Start of Data shown

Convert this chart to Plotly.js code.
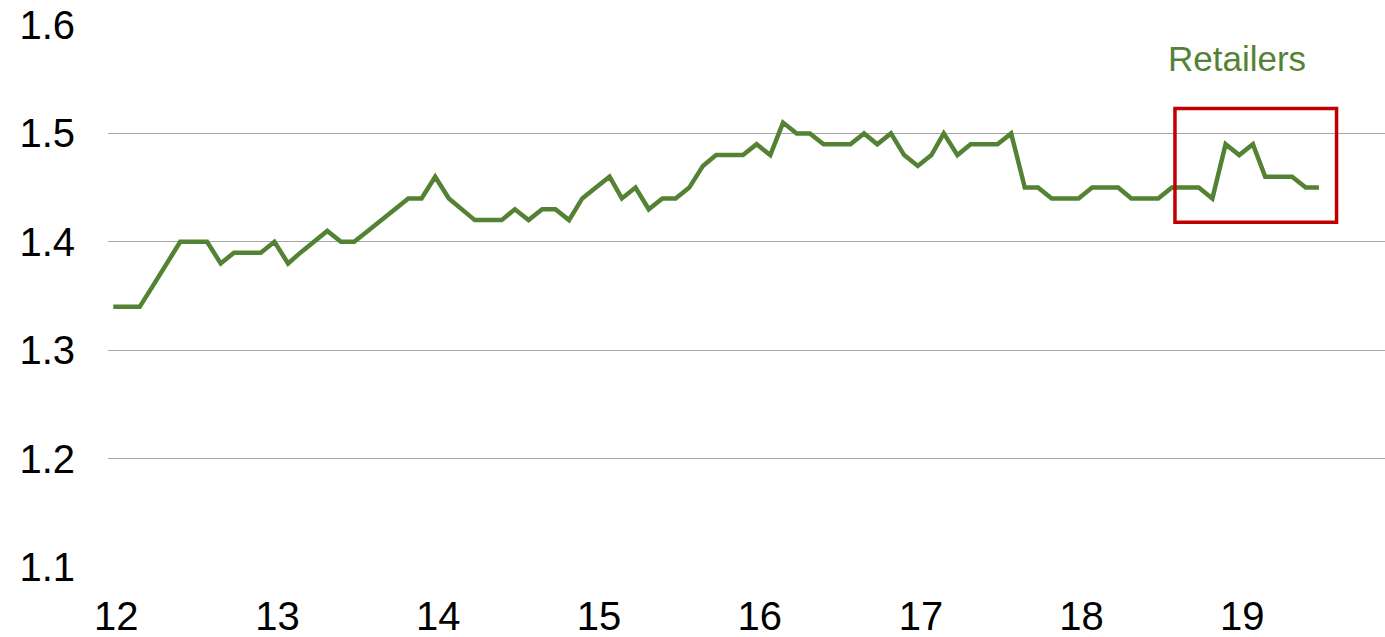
<!DOCTYPE html>
<html>
<head>
<meta charset="utf-8">
<script src="https://cdn.plot.ly/plotly-3.0.1.min.js"></script>
<style>
html,body{margin:0;padding:0;background:#fff;}
#chart{width:1385px;height:637px;}
</style>
</head>
<body>
<div id="chart"></div>
<script>
// Monthly series, Jan 2012 .. Jul 2019
var startYear = 2012;
var startMonth = 1;
var retailers = [
  1.34,1.34,1.34,1.36,1.38,1.40,1.40,1.40,1.38,1.39,1.39,1.39,
  1.40,1.38,1.39,1.40,1.41,1.40,1.40,1.41,1.42,1.43,1.44,1.44,
  1.46,1.44,1.43,1.42,1.42,1.42,1.43,1.42,1.43,1.43,1.42,1.44,
  1.45,1.46,1.44,1.45,1.43,1.44,1.44,1.45,1.47,1.48,1.48,1.48,
  1.49,1.48,1.51,1.50,1.50,1.49,1.49,1.49,1.50,1.49,1.50,1.48,
  1.47,1.48,1.50,1.48,1.49,1.49,1.49,1.50,1.45,1.45,1.44,1.44,
  1.44,1.45,1.45,1.45,1.44,1.44,1.44,1.45,1.45,1.45,1.44,1.49,
  1.48,1.49,1.46,1.46,1.46,1.45,1.45
];
var tickYears = [2012,2013,2014,2015,2016,2017,2018,2019];
var tickLabels = ["12","13","14","15","16","17","18","19"];
var yTicks = [1.1,1.2,1.3,1.4,1.5,1.6];
var yTickLabels = ["1.1","1.2","1.3","1.4","1.5","1.6"];
var seriesName = "Retailers";

function pad(n){return (n<10?"0":"")+n;}
var dates = retailers.map(function(_, i){
  var m = startMonth - 1 + i;
  var y = startYear + Math.floor(m/12);
  return y + "-" + pad(m%12 + 1) + "-01";
});
var tickVals = tickYears.map(function(y){return y + "-01-08";});

var green = "#548235";
var trace = {
  x: dates, y: retailers, type: "scatter", mode: "lines",
  line: {color: green, width: 4.5, shape: "linear"},
  hoverinfo: "x+y", showlegend: false
};

var layout = {
  width: 1385, height: 637,
  margin: {l: 108, r: 0, t: 25, b: 70},
  paper_bgcolor: "#fff", plot_bgcolor: "#fff",
  font: {family: "Liberation Sans, Arial, sans-serif", color: "#000", size: 40},
  xaxis: {
    type: "date",
    range: ["2011-12-20", "2019-11-28"],
    tickmode: "array", tickvals: tickVals, ticktext: tickLabels,
    showgrid: false, zeroline: false, showline: false, ticks: "",
    tickfont: {size: 40, color: "#000"},
    ticklabelstandoff: 22
  },
  yaxis: {
    range: [1.1, 1.6],
    tickmode: "array", tickvals: yTicks, ticktext: yTickLabels,
    showgrid: true, gridcolor: "#a6a6a6", gridwidth: 1,
    zeroline: false, showline: false, ticks: "",
    tickfont: {size: 40, color: "#000"},
    ticklabelstandoff: 32
  },
  shapes: [{
    type: "rect", xref: "x", yref: "y",
    x0: "2018-08-08", x1: "2019-08-10", y0: 1.418, y1: 1.523,
    line: {color: "#c00000", width: 3.5}, fillcolor: "rgba(0,0,0,0)"
  }],
  annotations: [{
    x: "2018-12-28", y: 1.569, xref: "x", yref: "y",
    text: seriesName, showarrow: false,
    font: {size: 35, color: green, family: "Liberation Sans, Arial, sans-serif"},
    xanchor: "center", yanchor: "middle"
  }]
};

Plotly.newPlot("chart", [trace], layout, {displayModeBar: false, staticPlot: true});
</script>
</body>
</html>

End of Data shown

Exercise aim:
Return the listing above in full and without alteration, excluding its pictures.

Exercise response:
Convert this chart to Plotly.js code.
<!DOCTYPE html>
<html>
<head>
<meta charset="utf-8">
<script src="https://cdn.plot.ly/plotly-3.0.1.min.js"></script>
<style>
html,body{margin:0;padding:0;background:#fff;}
#chart{width:1385px;height:637px;}
</style>
</head>
<body>
<div id="chart"></div>
<script>
// Monthly series, Jan 2012 .. Jul 2019
var startYear = 2012;
var startMonth = 1;
var retailers = [
  1.34,1.34,1.34,1.36,1.38,1.40,1.40,1.40,1.38,1.39,1.39,1.39,
  1.40,1.38,1.39,1.40,1.41,1.40,1.40,1.41,1.42,1.43,1.44,1.44,
  1.46,1.44,1.43,1.42,1.42,1.42,1.43,1.42,1.43,1.43,1.42,1.44,
  1.45,1.46,1.44,1.45,1.43,1.44,1.44,1.45,1.47,1.48,1.48,1.48,
  1.49,1.48,1.51,1.50,1.50,1.49,1.49,1.49,1.50,1.49,1.50,1.48,
  1.47,1.48,1.50,1.48,1.49,1.49,1.49,1.50,1.45,1.45,1.44,1.44,
  1.44,1.45,1.45,1.45,1.44,1.44,1.44,1.45,1.45,1.45,1.44,1.49,
  1.48,1.49,1.46,1.46,1.46,1.45,1.45
];
var tickYears = [2012,2013,2014,2015,2016,2017,2018,2019];
var tickLabels = ["12","13","14","15","16","17","18","19"];
var yTicks = [1.1,1.2,1.3,1.4,1.5,1.6];
var yTickLabels = ["1.1","1.2","1.3","1.4","1.5","1.6"];
var seriesName = "Retailers";

function pad(n){return (n<10?"0":"")+n;}
var dates = retailers.map(function(_, i){
  var m = startMonth - 1 + i;
  var y = startYear + Math.floor(m/12);
  return y + "-" + pad(m%12 + 1) + "-01";
});
var tickVals = tickYears.map(function(y){return y + "-01-08";});

var green = "#548235";
var trace = {
  x: dates, y: retailers, type: "scatter", mode: "lines",
  line: {color: green, width: 4.5, shape: "linear"},
  hoverinfo: "x+y", showlegend: false
};

var layout = {
  width: 1385, height: 637,
  margin: {l: 108, r: 0, t: 25, b: 70},
  paper_bgcolor: "#fff", plot_bgcolor: "#fff",
  font: {family: "Liberation Sans, Arial, sans-serif", color: "#000", size: 40},
  xaxis: {
    type: "date",
    range: ["2011-12-20", "2019-11-28"],
    tickmode: "array", tickvals: tickVals, ticktext: tickLabels,
    showgrid: false, zeroline: false, showline: false, ticks: "",
    tickfont: {size: 40, color: "#000"},
    ticklabelstandoff: 22
  },
  yaxis: {
    range: [1.1, 1.6],
    tickmode: "array", tickvals: yTicks, ticktext: yTickLabels,
    showgrid: true, gridcolor: "#a6a6a6", gridwidth: 1,
    zeroline: false, showline: false, ticks: "",
    tickfont: {size: 40, color: "#000"},
    ticklabelstandoff: 32
  },
  shapes: [{
    type: "rect", xref: "x", yref: "y",
    x0: "2018-08-08", x1: "2019-08-10", y0: 1.418, y1: 1.523,
    line: {color: "#c00000", width: 3.5}, fillcolor: "rgba(0,0,0,0)"
  }],
  annotations: [{
    x: "2018-12-28", y: 1.569, xref: "x", yref: "y",
    text: seriesName, showarrow: false,
    font: {size: 35, color: green, family: "Liberation Sans, Arial, sans-serif"},
    xanchor: "center", yanchor: "middle"
  }]
};

Plotly.newPlot("chart", [trace], layout, {displayModeBar: false, staticPlot: true});
</script>
</body>
</html>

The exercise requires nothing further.